For example, a sunset can be made to color and darken by altering the DAC locations containing the colors used to draw the sunset, or a river can be made to appear to flow by cycling through the colors used to draw the river. Another use for color cycling is in providing more realistic displays for applications like realtime 3-D games, where the VGA's 256 simultaneous colors can be made to seem like many more by changing the DAC settings from frame to frame to match the changing color demands of the rendered scene. Which leaves only one question: How do we load the DAC smoothly in realtime?

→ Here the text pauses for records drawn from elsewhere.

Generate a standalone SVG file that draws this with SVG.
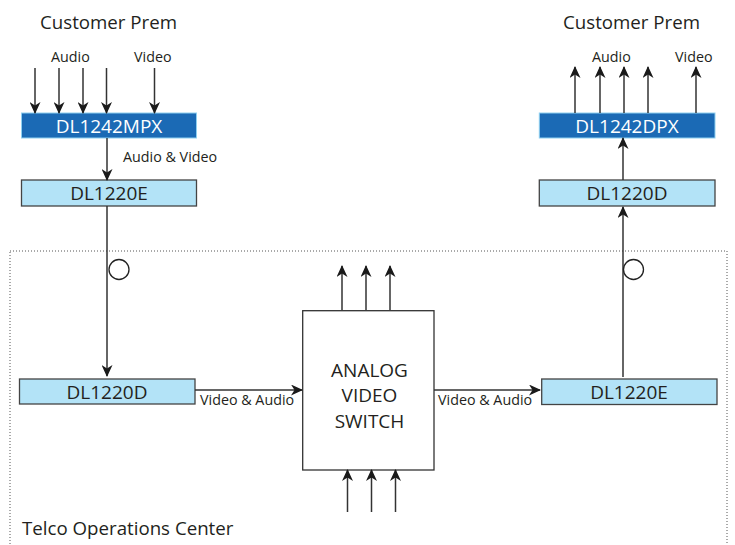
<svg xmlns="http://www.w3.org/2000/svg" width="735" height="545" viewBox="0 0 735 545">
<defs>
<marker id="ah" markerWidth="12" markerHeight="11" refX="11" refY="5.5" orient="auto" markerUnits="userSpaceOnUse">
<path d="M0,0 L12,5.5 L0,11 L3.5,5.5 Z" fill="#1a1a1a"/>
</marker>
<style>
text{font-family:"Open Sans","Noto Sans","Liberation Sans",sans-serif;fill:#231f20}
.t17{font-size:18.7px}
.lbl{font-size:14.3px}
.dark rect{fill:#1b6ab5;stroke:#8fd0f0;stroke-width:1}
.dark text{fill:#ffffff;font-size:19px;text-anchor:middle}
.light rect{fill:#b3e3f7;stroke:#444;stroke-width:1.3}
.light text{font-size:19px;text-anchor:middle}
.sw{font-size:19px;text-anchor:middle}
.con line{stroke:#333;stroke-width:1.5;fill:none}
.arr{marker-end:url(#ah)}
.circ{fill:#fff;stroke:#222;stroke-width:1.3}
</style>
</defs>
<rect x="10" y="251" width="717" height="310" fill="none" stroke="#555" stroke-width="1" stroke-dasharray="1,2"/>
<text class="t17" x="40" y="28.5">Customer Prem</text>
<text class="t17" x="563" y="28.5">Customer Prem</text>
<text class="lbl" x="51" y="62">Audio</text>
<text class="lbl" x="134" y="62">Video</text>
<text class="lbl" x="592" y="62">Audio</text>
<text class="lbl" x="675" y="62">Video</text>
<text class="t17" x="22" y="535">Telco Operations Center</text>
<g id="mpx" class="dark"><rect x="21.5" y="113" width="175" height="25"/><text x="109" y="132.5">DL1242MPX</text></g>
<g id="enc1" class="light"><rect x="21.5" y="180" width="175" height="26"/><text x="109" y="199.5">DL1220E</text></g>
<g id="dec1" class="light"><rect x="19.5" y="379" width="175.5" height="25"/><text x="107" y="398.5">DL1220D</text></g>
<g id="switch"><rect x="302.7" y="310.7" width="131.3" height="159.3" fill="#fff" stroke="#333" stroke-width="1.3"/>
<text class="sw" x="369.5" y="377">ANALOG</text>
<text class="sw" x="369.5" y="402">VIDEO</text>
<text class="sw" x="369.5" y="427.5">SWITCH</text></g>
<g id="enc2" class="light"><rect x="541.7" y="379" width="175.3" height="25.5"/><text x="629" y="398.5">DL1220E</text></g>
<g id="dec2" class="light"><rect x="539.3" y="180" width="175.7" height="26"/><text x="627" y="199.5">DL1220D</text></g>
<g id="dpx" class="dark"><rect x="539.3" y="113" width="175.7" height="25"/><text x="627" y="132.5">DL1242DPX</text></g>
<g id="connectors" class="con">
<line class="arr" x1="35" y1="68" x2="35" y2="113"/>
<line class="arr" x1="59" y1="68" x2="59" y2="113"/>
<line class="arr" x1="83" y1="68" x2="83" y2="113"/>
<line class="arr" x1="106.5" y1="68" x2="106.5" y2="113"/>
<line class="arr" x1="154.5" y1="68" x2="154.5" y2="113"/>
<line class="arr" x1="107" y1="138" x2="107" y2="180"/>
<line class="arr" x1="107" y1="206" x2="107" y2="376"/>
<line class="arr" x1="195" y1="390" x2="302" y2="390"/>
<line class="arr" x1="434" y1="390" x2="540" y2="390"/>
<line class="arr" x1="623" y1="377" x2="623" y2="207"/>
<line class="arr" x1="623" y1="180" x2="623" y2="138"/>
<line class="arr" x1="575" y1="113" x2="575" y2="67"/>
<line class="arr" x1="600" y1="113" x2="600" y2="67"/>
<line class="arr" x1="624" y1="113" x2="624" y2="67"/>
<line class="arr" x1="648" y1="113" x2="648" y2="67"/>
<line class="arr" x1="696" y1="113" x2="696" y2="67"/>
<line class="arr" x1="342" y1="310" x2="342" y2="266"/>
<line class="arr" x1="366" y1="310" x2="366" y2="266"/>
<line class="arr" x1="390" y1="310" x2="390" y2="266"/>
<line class="arr" x1="347.5" y1="512" x2="347.5" y2="470"/>
<line class="arr" x1="371.5" y1="512" x2="371.5" y2="470"/>
<line class="arr" x1="395.5" y1="512" x2="395.5" y2="470"/>
<circle class="circ" cx="119" cy="269.5" r="10"/>
<circle class="circ" cx="633.5" cy="269.5" r="10"/>
<text class="lbl" x="123" y="162">Audio &amp; Video</text>
<text class="lbl" x="200" y="405">Video &amp; Audio</text>
<text class="lbl" x="438" y="405">Video &amp; Audio</text>
</g>
</svg>
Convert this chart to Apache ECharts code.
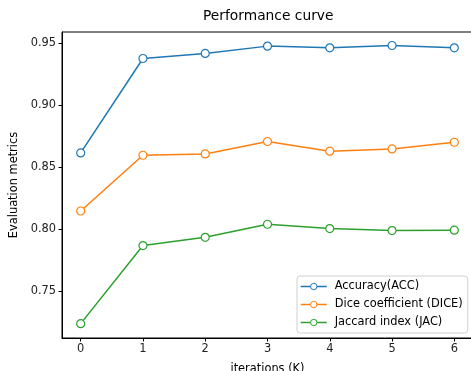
<!DOCTYPE html>
<html>
<head>
<meta charset="UTF-8">
<title>Performance curve</title>
<script src="https://cdn.jsdelivr.net/npm/echarts@6/dist/echarts.min.js"></script>
<style>
  html, body { margin: 0; padding: 0; background: #fff; }
  #main { width: 471px; height: 371px; }
</style>
</head>
<body>
<div id="main"></div>
<script>
// data
var iterations = [0, 1, 2, 3, 4, 5, 6];
var accValues  = [0.8614, 0.9376, 0.9417, 0.9476, 0.9462, 0.9481, 0.9462];
var diceValues = [0.8145, 0.8595, 0.8606, 0.8706, 0.8628, 0.8646, 0.8700];
var jacValues  = [0.7236, 0.7866, 0.7933, 0.8038, 0.8003, 0.7987, 0.7990];
var yTicks = [0.75, 0.80, 0.85, 0.90, 0.95];
var seriesNames = ['Accuracy(ACC)', 'Dice coefficient (DICE)', 'Jaccard index (JAC)'];
var colors = ['#1f77b4', '#ff7f0e', '#2ca02c'];

var font = 'DejaVu Sans';
var fs = 11.4;

function pairs(vals) {
    return iterations.map(function (x, i) { return [x, vals[i]]; });
}

function lineSeries(name, vals, color) {
    return {
        name: name,
        type: 'line',
        data: pairs(vals),
        symbol: 'circle',
        symbolSize: 8,
        lineStyle: { color: color, width: 1.5 },
        itemStyle: { color: '#fff', borderColor: color, borderWidth: 1.2 },
        emphasis: { disabled: true },
        animation: false
    };
}

var myChart = echarts.init(document.getElementById('main'));

var option = {
    animation: false,
    title: {
        text: 'Performance curve',
        left: 203,
        top: 9,
        padding: 0,
        textStyle: { fontFamily: font, fontSize: 13.8, fontWeight: 'normal', color: '#000' }
    },
    legend: {
        orient: 'vertical',
        left: 297,
        top: 276,
        padding: [5, 5, 5, 3],
        itemGap: 7,
        itemWidth: 26,
        itemHeight: 8,
        borderColor: '#d0d0d0',
        borderWidth: 1,
        borderRadius: 3,
        backgroundColor: 'rgba(255,255,255,0.8)',
        itemStyle: { borderWidth: 1 },
        lineStyle: { width: 1.5 },
        textStyle: { fontFamily: font, fontSize: fs, color: '#000', padding: [0, 0, 0, 3] },
        data: seriesNames
    },
    grid: {
        show: true,
        left: 62,
        top: 32,
        width: 411,
        height: 306,
        outerBoundsMode: 'none',
        containLabel: false,
        borderColor: '#000',
        borderWidth: 1,
        backgroundColor: 'transparent'
    },
    xAxis: {
        type: 'value',
        min: -0.3,
        max: 6.3,
        name: 'iterations (K)',
        nameLocation: 'middle',
        nameGap: 26,
        nameTextStyle: { fontFamily: font, fontSize: fs, color: '#000' },
        axisLine: { show: true, onZero: false, lineStyle: { color: '#000', width: 1 } },
        axisTick: { show: true, length: 3.5, customValues: iterations, lineStyle: { color: '#000' } },
        axisLabel: {
            customValues: iterations,
            margin: 6,
            fontFamily: font, fontSize: fs, color: '#222',
            formatter: function (v) { return String(v); }
        },
        splitLine: { show: false }
    },
    yAxis: {
        type: 'value',
        min: 0.712,
        max: 0.959,
        name: 'Evaluation metrics',
        nameLocation: 'middle',
        nameGap: 40,
        nameTextStyle: { fontFamily: font, fontSize: fs, color: '#000' },
        axisLine: { show: true, onZero: false, lineStyle: { color: '#000', width: 1 } },
        axisTick: { show: true, length: 3.5, customValues: yTicks, lineStyle: { color: '#000' } },
        axisLabel: {
            customValues: yTicks,
            margin: 6,
            fontFamily: font, fontSize: fs, color: '#222',
            formatter: function (v) { return v.toFixed(2); }
        },
        splitLine: { show: false }
    },
    series: [
        lineSeries(seriesNames[0], accValues, colors[0]),
        lineSeries(seriesNames[1], diceValues, colors[1]),
        lineSeries(seriesNames[2], jacValues, colors[2])
    ]
};

myChart.setOption(option);
</script>
</body>
</html>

Actually, so far as I know, you can't. At least you can't load the entire DAC—all 256 locations—frame after frame without producing distressing on-screen effects on at least some computers. In non-256 color modes, it is indeed possible to load the DAC quickly enough to cycle all displayed colors (of which there are 16 or fewer), so color cycling could be used successfully to cycle all colors in such modes. On the other hand, color paging (which flips among a number of color sets stored within the DAC in all modes other than 256 color mode, as discussed in Chapter A on the companion CD-ROM) can be used in non-256 color modes to produce many of the same effects as color cycling and is considerably simpler and more reliable then color cycling, so color paging is generally superior to color cycling whenever it's available. In short, color cycling is really the method of choice for dynamic color effects only in 256-color mode—but, regrettably, color cycling is at its least reliable and capable in that mode, as we'll see next.

The Heart of the Problem

Here's the problem with loading the entire DAC repeatedly: The DAC contains 256 color storage locations, each loaded via either 3 or 4 OUT instructions (more on that next), so at least 768 OUTs are needed to load the entire DAC. That many OUTs take a considerable amount of time, all the more so because OUTs are painfully slow on 486s and Pentiums, and because the DAC is frequently on the ISA bus (although VLB and PCI are increasingly common), where wait states are inserted in fast computers. In an 8 MHz AT, 768 OUTs alone would take 288 microseconds, and the data loading and looping that are also required would take in the ballpark of 1,800 microseconds more, for a minimum of 2 milliseconds total.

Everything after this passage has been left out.